Start MATERIALS PROVIDED
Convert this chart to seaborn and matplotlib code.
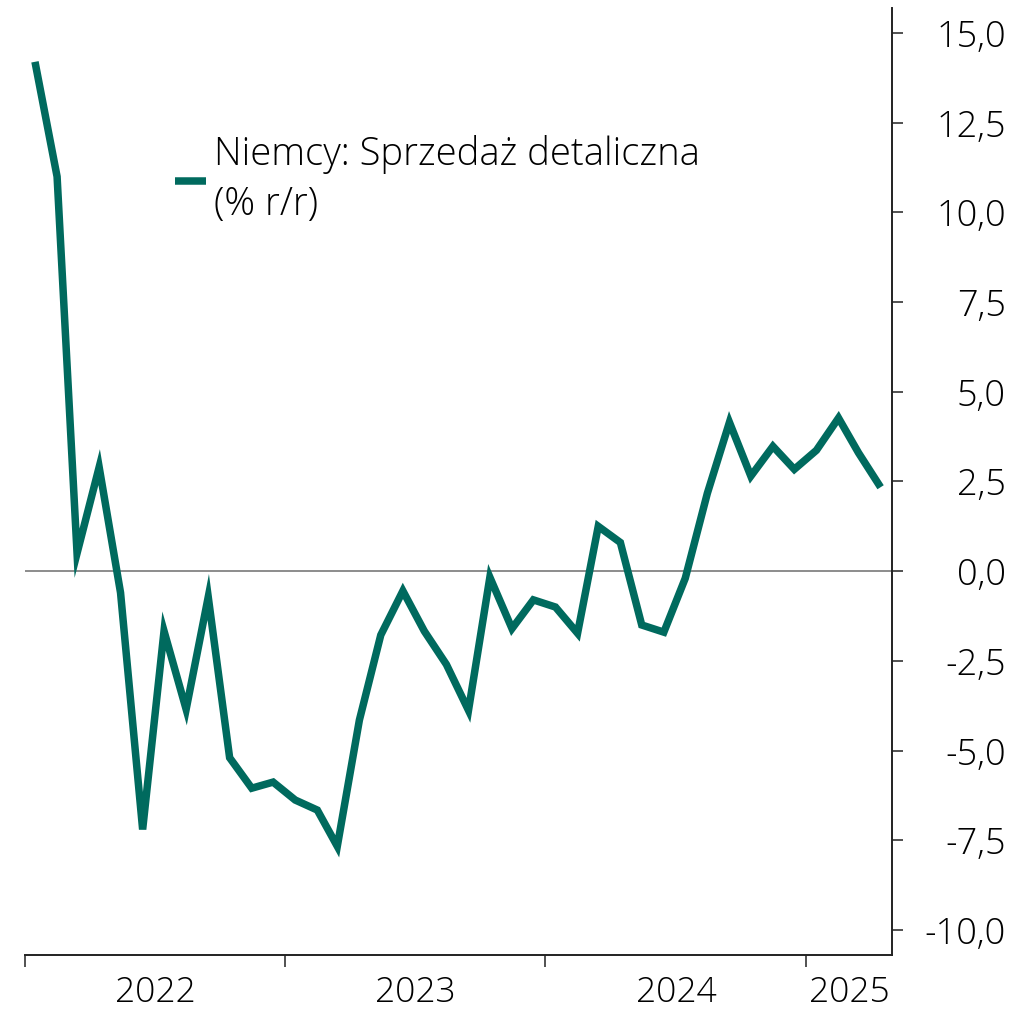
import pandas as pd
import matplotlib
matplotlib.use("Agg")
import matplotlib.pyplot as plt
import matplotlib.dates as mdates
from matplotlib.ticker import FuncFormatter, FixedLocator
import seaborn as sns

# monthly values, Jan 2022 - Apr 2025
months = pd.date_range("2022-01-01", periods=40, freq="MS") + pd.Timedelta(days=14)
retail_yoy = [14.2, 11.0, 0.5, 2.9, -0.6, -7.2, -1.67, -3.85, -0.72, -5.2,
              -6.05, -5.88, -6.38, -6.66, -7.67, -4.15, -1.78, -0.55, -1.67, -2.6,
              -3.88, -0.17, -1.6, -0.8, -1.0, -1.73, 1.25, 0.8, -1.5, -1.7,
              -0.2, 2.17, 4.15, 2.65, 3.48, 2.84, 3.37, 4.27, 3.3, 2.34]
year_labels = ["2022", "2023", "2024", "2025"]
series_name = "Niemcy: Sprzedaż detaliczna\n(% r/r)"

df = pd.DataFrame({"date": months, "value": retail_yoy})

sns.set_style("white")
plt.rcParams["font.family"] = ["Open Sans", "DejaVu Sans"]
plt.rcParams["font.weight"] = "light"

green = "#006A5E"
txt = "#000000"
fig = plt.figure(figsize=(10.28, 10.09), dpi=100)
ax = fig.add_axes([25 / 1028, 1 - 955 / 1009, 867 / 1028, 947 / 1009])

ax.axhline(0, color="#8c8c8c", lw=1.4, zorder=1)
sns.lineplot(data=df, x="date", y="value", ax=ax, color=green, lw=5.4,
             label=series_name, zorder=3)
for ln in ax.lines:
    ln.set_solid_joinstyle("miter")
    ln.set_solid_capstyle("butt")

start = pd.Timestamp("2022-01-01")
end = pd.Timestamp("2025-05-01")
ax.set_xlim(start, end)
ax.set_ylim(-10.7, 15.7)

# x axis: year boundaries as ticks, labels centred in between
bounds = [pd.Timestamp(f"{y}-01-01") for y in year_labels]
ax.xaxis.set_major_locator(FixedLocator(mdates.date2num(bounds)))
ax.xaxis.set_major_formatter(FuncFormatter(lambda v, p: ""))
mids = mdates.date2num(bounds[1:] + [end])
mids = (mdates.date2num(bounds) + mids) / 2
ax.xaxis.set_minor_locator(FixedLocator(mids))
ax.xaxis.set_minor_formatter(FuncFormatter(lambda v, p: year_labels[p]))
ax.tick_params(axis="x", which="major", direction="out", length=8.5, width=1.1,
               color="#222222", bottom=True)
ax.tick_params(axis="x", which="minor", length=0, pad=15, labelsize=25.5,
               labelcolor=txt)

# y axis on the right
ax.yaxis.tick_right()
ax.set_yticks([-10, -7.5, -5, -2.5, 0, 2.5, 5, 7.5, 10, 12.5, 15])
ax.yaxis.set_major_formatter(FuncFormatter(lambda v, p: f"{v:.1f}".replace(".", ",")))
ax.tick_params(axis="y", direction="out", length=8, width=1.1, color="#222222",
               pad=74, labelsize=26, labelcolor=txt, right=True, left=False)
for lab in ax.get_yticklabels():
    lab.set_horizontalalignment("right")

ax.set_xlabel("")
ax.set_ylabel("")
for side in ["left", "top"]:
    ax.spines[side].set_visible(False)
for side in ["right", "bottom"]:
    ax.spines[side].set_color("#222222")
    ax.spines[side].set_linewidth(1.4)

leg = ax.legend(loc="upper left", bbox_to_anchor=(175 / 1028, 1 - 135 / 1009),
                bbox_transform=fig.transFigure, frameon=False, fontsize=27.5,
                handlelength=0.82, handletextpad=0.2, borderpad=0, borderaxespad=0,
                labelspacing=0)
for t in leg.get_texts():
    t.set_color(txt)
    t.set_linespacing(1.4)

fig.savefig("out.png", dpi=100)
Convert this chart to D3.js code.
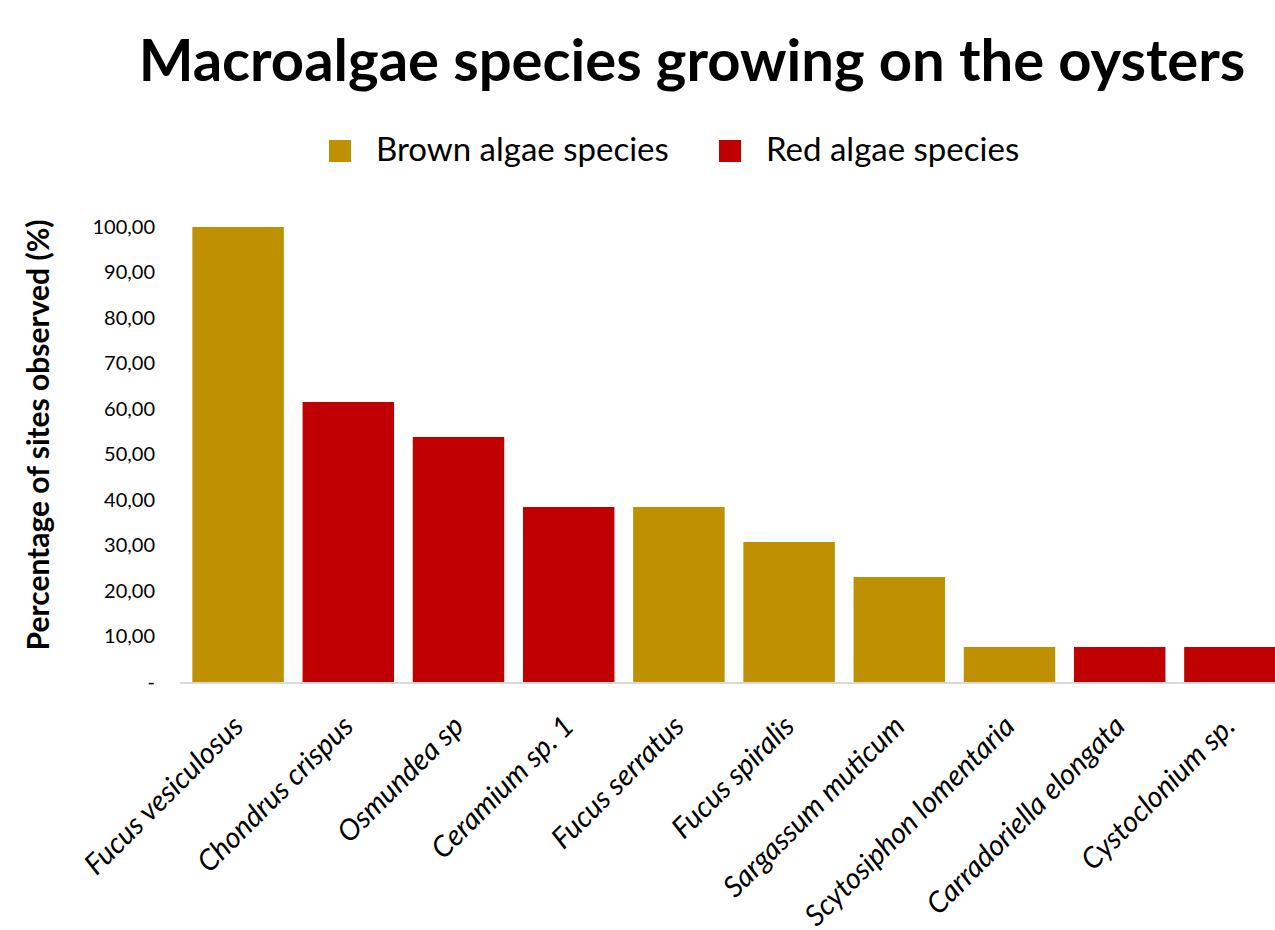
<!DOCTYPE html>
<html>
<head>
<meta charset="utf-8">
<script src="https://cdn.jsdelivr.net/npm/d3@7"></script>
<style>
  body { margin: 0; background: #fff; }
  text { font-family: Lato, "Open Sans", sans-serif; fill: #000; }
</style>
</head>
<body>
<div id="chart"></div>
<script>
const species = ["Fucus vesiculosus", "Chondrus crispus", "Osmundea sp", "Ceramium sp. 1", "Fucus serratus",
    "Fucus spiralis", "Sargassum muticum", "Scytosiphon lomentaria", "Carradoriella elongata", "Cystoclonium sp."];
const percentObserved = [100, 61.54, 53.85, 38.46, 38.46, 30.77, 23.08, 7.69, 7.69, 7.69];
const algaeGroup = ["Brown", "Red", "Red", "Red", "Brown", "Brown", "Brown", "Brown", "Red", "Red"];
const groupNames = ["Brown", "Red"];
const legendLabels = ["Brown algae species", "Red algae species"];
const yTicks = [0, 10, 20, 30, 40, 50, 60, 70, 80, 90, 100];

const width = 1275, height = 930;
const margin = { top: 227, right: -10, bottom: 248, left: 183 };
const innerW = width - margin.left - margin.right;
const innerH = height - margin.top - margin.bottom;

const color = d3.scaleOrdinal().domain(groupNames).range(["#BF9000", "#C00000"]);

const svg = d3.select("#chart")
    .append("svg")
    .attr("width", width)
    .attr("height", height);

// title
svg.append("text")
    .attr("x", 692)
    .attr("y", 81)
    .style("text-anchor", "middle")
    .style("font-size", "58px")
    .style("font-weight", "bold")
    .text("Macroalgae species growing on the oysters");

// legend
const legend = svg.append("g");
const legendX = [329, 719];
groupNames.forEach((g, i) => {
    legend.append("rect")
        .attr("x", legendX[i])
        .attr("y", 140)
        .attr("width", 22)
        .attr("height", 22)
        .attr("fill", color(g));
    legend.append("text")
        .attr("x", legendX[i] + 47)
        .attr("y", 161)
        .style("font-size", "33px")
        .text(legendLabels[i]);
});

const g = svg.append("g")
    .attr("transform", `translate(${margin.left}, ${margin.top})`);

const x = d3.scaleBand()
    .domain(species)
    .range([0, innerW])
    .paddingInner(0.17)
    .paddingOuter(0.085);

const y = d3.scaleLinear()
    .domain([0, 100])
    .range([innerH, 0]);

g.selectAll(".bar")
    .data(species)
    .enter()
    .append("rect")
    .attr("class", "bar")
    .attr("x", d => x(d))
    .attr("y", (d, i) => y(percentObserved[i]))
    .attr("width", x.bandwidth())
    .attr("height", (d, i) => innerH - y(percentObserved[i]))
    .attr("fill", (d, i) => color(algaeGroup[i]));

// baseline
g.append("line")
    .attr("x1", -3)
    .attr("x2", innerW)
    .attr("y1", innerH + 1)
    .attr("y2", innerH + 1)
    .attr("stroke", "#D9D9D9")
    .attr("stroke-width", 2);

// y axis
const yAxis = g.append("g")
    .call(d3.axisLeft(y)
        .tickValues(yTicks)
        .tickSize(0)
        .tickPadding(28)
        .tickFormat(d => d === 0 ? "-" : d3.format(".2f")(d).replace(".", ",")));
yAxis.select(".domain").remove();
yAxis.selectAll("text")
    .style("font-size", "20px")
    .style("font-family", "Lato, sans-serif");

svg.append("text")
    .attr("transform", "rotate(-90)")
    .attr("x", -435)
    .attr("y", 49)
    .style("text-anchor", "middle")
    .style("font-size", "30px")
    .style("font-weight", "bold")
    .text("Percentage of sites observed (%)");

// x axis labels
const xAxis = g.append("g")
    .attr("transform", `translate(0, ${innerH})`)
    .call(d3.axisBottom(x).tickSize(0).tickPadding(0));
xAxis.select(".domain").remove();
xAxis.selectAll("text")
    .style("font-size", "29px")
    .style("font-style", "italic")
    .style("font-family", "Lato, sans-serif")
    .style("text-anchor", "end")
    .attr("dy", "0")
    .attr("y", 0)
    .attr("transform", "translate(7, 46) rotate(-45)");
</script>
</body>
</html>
End MATERIALS PROVIDED
» EXERCISE GOAL: Give the entries again word for word, but skip the pictures.

» WRITTEN ANSWER:
Convert this chart to seaborn and matplotlib code.
import pandas as pd
import matplotlib
matplotlib.use("Agg")
import matplotlib.pyplot as plt
import matplotlib.dates as mdates
from matplotlib.ticker import FuncFormatter, FixedLocator
import seaborn as sns

# monthly values, Jan 2022 - Apr 2025
months = pd.date_range("2022-01-01", periods=40, freq="MS") + pd.Timedelta(days=14)
retail_yoy = [14.2, 11.0, 0.5, 2.9, -0.6, -7.2, -1.67, -3.85, -0.72, -5.2,
              -6.05, -5.88, -6.38, -6.66, -7.67, -4.15, -1.78, -0.55, -1.67, -2.6,
              -3.88, -0.17, -1.6, -0.8, -1.0, -1.73, 1.25, 0.8, -1.5, -1.7,
              -0.2, 2.17, 4.15, 2.65, 3.48, 2.84, 3.37, 4.27, 3.3, 2.34]
year_labels = ["2022", "2023", "2024", "2025"]
series_name = "Niemcy: Sprzedaż detaliczna\n(% r/r)"

df = pd.DataFrame({"date": months, "value": retail_yoy})

sns.set_style("white")
plt.rcParams["font.family"] = ["Open Sans", "DejaVu Sans"]
plt.rcParams["font.weight"] = "light"

green = "#006A5E"
txt = "#000000"
fig = plt.figure(figsize=(10.28, 10.09), dpi=100)
ax = fig.add_axes([25 / 1028, 1 - 955 / 1009, 867 / 1028, 947 / 1009])

ax.axhline(0, color="#8c8c8c", lw=1.4, zorder=1)
sns.lineplot(data=df, x="date", y="value", ax=ax, color=green, lw=5.4,
             label=series_name, zorder=3)
for ln in ax.lines:
    ln.set_solid_joinstyle("miter")
    ln.set_solid_capstyle("butt")

start = pd.Timestamp("2022-01-01")
end = pd.Timestamp("2025-05-01")
ax.set_xlim(start, end)
ax.set_ylim(-10.7, 15.7)

# x axis: year boundaries as ticks, labels centred in between
bounds = [pd.Timestamp(f"{y}-01-01") for y in year_labels]
ax.xaxis.set_major_locator(FixedLocator(mdates.date2num(bounds)))
ax.xaxis.set_major_formatter(FuncFormatter(lambda v, p: ""))
mids = mdates.date2num(bounds[1:] + [end])
mids = (mdates.date2num(bounds) + mids) / 2
ax.xaxis.set_minor_locator(FixedLocator(mids))
ax.xaxis.set_minor_formatter(FuncFormatter(lambda v, p: year_labels[p]))
ax.tick_params(axis="x", which="major", direction="out", length=8.5, width=1.1,
               color="#222222", bottom=True)
ax.tick_params(axis="x", which="minor", length=0, pad=15, labelsize=25.5,
               labelcolor=txt)

# y axis on the right
ax.yaxis.tick_right()
ax.set_yticks([-10, -7.5, -5, -2.5, 0, 2.5, 5, 7.5, 10, 12.5, 15])
ax.yaxis.set_major_formatter(FuncFormatter(lambda v, p: f"{v:.1f}".replace(".", ",")))
ax.tick_params(axis="y", direction="out", length=8, width=1.1, color="#222222",
               pad=74, labelsize=26, labelcolor=txt, right=True, left=False)
for lab in ax.get_yticklabels():
    lab.set_horizontalalignment("right")

ax.set_xlabel("")
ax.set_ylabel("")
for side in ["left", "top"]:
    ax.spines[side].set_visible(False)
for side in ["right", "bottom"]:
    ax.spines[side].set_color("#222222")
    ax.spines[side].set_linewidth(1.4)

leg = ax.legend(loc="upper left", bbox_to_anchor=(175 / 1028, 1 - 135 / 1009),
                bbox_transform=fig.transFigure, frameon=False, fontsize=27.5,
                handlelength=0.82, handletextpad=0.2, borderpad=0, borderaxespad=0,
                labelspacing=0)
for t in leg.get_texts():
    t.set_color(txt)
    t.set_linespacing(1.4)

fig.savefig("out.png", dpi=100)
Convert this chart to D3.js code.
<!DOCTYPE html>
<html>
<head>
<meta charset="utf-8">
<script src="https://cdn.jsdelivr.net/npm/d3@7"></script>
<style>
  body { margin: 0; background: #fff; }
  text { font-family: Lato, "Open Sans", sans-serif; fill: #000; }
</style>
</head>
<body>
<div id="chart"></div>
<script>
const species = ["Fucus vesiculosus", "Chondrus crispus", "Osmundea sp", "Ceramium sp. 1", "Fucus serratus",
    "Fucus spiralis", "Sargassum muticum", "Scytosiphon lomentaria", "Carradoriella elongata", "Cystoclonium sp."];
const percentObserved = [100, 61.54, 53.85, 38.46, 38.46, 30.77, 23.08, 7.69, 7.69, 7.69];
const algaeGroup = ["Brown", "Red", "Red", "Red", "Brown", "Brown", "Brown", "Brown", "Red", "Red"];
const groupNames = ["Brown", "Red"];
const legendLabels = ["Brown algae species", "Red algae species"];
const yTicks = [0, 10, 20, 30, 40, 50, 60, 70, 80, 90, 100];

const width = 1275, height = 930;
const margin = { top: 227, right: -10, bottom: 248, left: 183 };
const innerW = width - margin.left - margin.right;
const innerH = height - margin.top - margin.bottom;

const color = d3.scaleOrdinal().domain(groupNames).range(["#BF9000", "#C00000"]);

const svg = d3.select("#chart")
    .append("svg")
    .attr("width", width)
    .attr("height", height);

// title
svg.append("text")
    .attr("x", 692)
    .attr("y", 81)
    .style("text-anchor", "middle")
    .style("font-size", "58px")
    .style("font-weight", "bold")
    .text("Macroalgae species growing on the oysters");

// legend
const legend = svg.append("g");
const legendX = [329, 719];
groupNames.forEach((g, i) => {
    legend.append("rect")
        .attr("x", legendX[i])
        .attr("y", 140)
        .attr("width", 22)
        .attr("height", 22)
        .attr("fill", color(g));
    legend.append("text")
        .attr("x", legendX[i] + 47)
        .attr("y", 161)
        .style("font-size", "33px")
        .text(legendLabels[i]);
});

const g = svg.append("g")
    .attr("transform", `translate(${margin.left}, ${margin.top})`);

const x = d3.scaleBand()
    .domain(species)
    .range([0, innerW])
    .paddingInner(0.17)
    .paddingOuter(0.085);

const y = d3.scaleLinear()
    .domain([0, 100])
    .range([innerH, 0]);

g.selectAll(".bar")
    .data(species)
    .enter()
    .append("rect")
    .attr("class", "bar")
    .attr("x", d => x(d))
    .attr("y", (d, i) => y(percentObserved[i]))
    .attr("width", x.bandwidth())
    .attr("height", (d, i) => innerH - y(percentObserved[i]))
    .attr("fill", (d, i) => color(algaeGroup[i]));

// baseline
g.append("line")
    .attr("x1", -3)
    .attr("x2", innerW)
    .attr("y1", innerH + 1)
    .attr("y2", innerH + 1)
    .attr("stroke", "#D9D9D9")
    .attr("stroke-width", 2);

// y axis
const yAxis = g.append("g")
    .call(d3.axisLeft(y)
        .tickValues(yTicks)
        .tickSize(0)
        .tickPadding(28)
        .tickFormat(d => d === 0 ? "-" : d3.format(".2f")(d).replace(".", ",")));
yAxis.select(".domain").remove();
yAxis.selectAll("text")
    .style("font-size", "20px")
    .style("font-family", "Lato, sans-serif");

svg.append("text")
    .attr("transform", "rotate(-90)")
    .attr("x", -435)
    .attr("y", 49)
    .style("text-anchor", "middle")
    .style("font-size", "30px")
    .style("font-weight", "bold")
    .text("Percentage of sites observed (%)");

// x axis labels
const xAxis = g.append("g")
    .attr("transform", `translate(0, ${innerH})`)
    .call(d3.axisBottom(x).tickSize(0).tickPadding(0));
xAxis.select(".domain").remove();
xAxis.selectAll("text")
    .style("font-size", "29px")
    .style("font-style", "italic")
    .style("font-family", "Lato, sans-serif")
    .style("text-anchor", "end")
    .attr("dy", "0")
    .attr("y", 0)
    .attr("transform", "translate(7, 46) rotate(-45)");
</script>
</body>
</html>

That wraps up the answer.